Task details ▸
Transcribe the material in full. Nothing should differ except that the pictures are left out.
----------
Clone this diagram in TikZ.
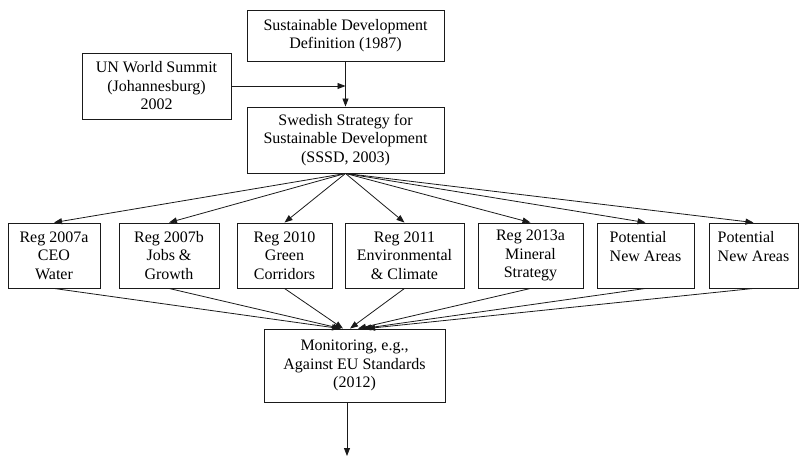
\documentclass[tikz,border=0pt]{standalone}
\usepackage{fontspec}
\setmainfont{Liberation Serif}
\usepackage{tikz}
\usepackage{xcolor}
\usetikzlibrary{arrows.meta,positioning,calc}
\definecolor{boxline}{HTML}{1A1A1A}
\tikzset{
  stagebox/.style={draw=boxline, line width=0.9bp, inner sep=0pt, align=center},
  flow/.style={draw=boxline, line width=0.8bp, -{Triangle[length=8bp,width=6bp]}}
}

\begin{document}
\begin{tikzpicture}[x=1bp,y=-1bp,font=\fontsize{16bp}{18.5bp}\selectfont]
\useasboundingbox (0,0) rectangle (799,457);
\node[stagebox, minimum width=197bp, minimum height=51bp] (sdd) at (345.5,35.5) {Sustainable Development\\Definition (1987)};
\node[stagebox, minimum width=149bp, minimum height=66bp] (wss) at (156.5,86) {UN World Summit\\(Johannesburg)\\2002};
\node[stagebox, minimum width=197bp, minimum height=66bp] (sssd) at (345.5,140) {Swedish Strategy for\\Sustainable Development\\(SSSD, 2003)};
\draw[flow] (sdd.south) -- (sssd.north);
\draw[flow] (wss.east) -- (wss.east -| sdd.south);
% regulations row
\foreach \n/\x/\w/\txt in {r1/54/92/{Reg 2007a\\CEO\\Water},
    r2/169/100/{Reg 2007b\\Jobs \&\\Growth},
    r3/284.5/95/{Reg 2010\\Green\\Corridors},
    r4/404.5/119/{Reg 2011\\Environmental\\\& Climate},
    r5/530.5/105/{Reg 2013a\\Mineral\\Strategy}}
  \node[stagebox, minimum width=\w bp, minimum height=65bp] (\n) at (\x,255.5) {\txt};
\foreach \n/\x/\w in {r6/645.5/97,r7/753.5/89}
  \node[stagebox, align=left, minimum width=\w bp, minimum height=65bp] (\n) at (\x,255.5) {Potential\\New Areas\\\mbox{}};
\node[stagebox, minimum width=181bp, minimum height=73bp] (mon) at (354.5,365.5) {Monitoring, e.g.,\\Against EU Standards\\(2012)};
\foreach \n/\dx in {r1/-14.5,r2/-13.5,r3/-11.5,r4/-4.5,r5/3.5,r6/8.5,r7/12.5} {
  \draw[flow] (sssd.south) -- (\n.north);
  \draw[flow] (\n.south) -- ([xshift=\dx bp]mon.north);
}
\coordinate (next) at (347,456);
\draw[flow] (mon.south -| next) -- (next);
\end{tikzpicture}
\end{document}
----------
Answer below ▸
Clone this diagram in TikZ.
\documentclass[tikz,border=0pt]{standalone}
\usepackage{fontspec}
\setmainfont{Liberation Serif}
\usepackage{tikz}
\usepackage{xcolor}
\usetikzlibrary{arrows.meta,positioning,calc}
\definecolor{boxline}{HTML}{1A1A1A}
\tikzset{
  stagebox/.style={draw=boxline, line width=0.9bp, inner sep=0pt, align=center},
  flow/.style={draw=boxline, line width=0.8bp, -{Triangle[length=8bp,width=6bp]}}
}

\begin{document}
\begin{tikzpicture}[x=1bp,y=-1bp,font=\fontsize{16bp}{18.5bp}\selectfont]
\useasboundingbox (0,0) rectangle (799,457);
\node[stagebox, minimum width=197bp, minimum height=51bp] (sdd) at (345.5,35.5) {Sustainable Development\\Definition (1987)};
\node[stagebox, minimum width=149bp, minimum height=66bp] (wss) at (156.5,86) {UN World Summit\\(Johannesburg)\\2002};
\node[stagebox, minimum width=197bp, minimum height=66bp] (sssd) at (345.5,140) {Swedish Strategy for\\Sustainable Development\\(SSSD, 2003)};
\draw[flow] (sdd.south) -- (sssd.north);
\draw[flow] (wss.east) -- (wss.east -| sdd.south);
% regulations row
\foreach \n/\x/\w/\txt in {r1/54/92/{Reg 2007a\\CEO\\Water},
    r2/169/100/{Reg 2007b\\Jobs \&\\Growth},
    r3/284.5/95/{Reg 2010\\Green\\Corridors},
    r4/404.5/119/{Reg 2011\\Environmental\\\& Climate},
    r5/530.5/105/{Reg 2013a\\Mineral\\Strategy}}
  \node[stagebox, minimum width=\w bp, minimum height=65bp] (\n) at (\x,255.5) {\txt};
\foreach \n/\x/\w in {r6/645.5/97,r7/753.5/89}
  \node[stagebox, align=left, minimum width=\w bp, minimum height=65bp] (\n) at (\x,255.5) {Potential\\New Areas\\\mbox{}};
\node[stagebox, minimum width=181bp, minimum height=73bp] (mon) at (354.5,365.5) {Monitoring, e.g.,\\Against EU Standards\\(2012)};
\foreach \n/\dx in {r1/-14.5,r2/-13.5,r3/-11.5,r4/-4.5,r5/3.5,r6/8.5,r7/12.5} {
  \draw[flow] (sssd.south) -- (\n.north);
  \draw[flow] (\n.south) -- ([xshift=\dx bp]mon.north);
}
\coordinate (next) at (347,456);
\draw[flow] (mon.south -| next) -- (next);
\end{tikzpicture}
\end{document}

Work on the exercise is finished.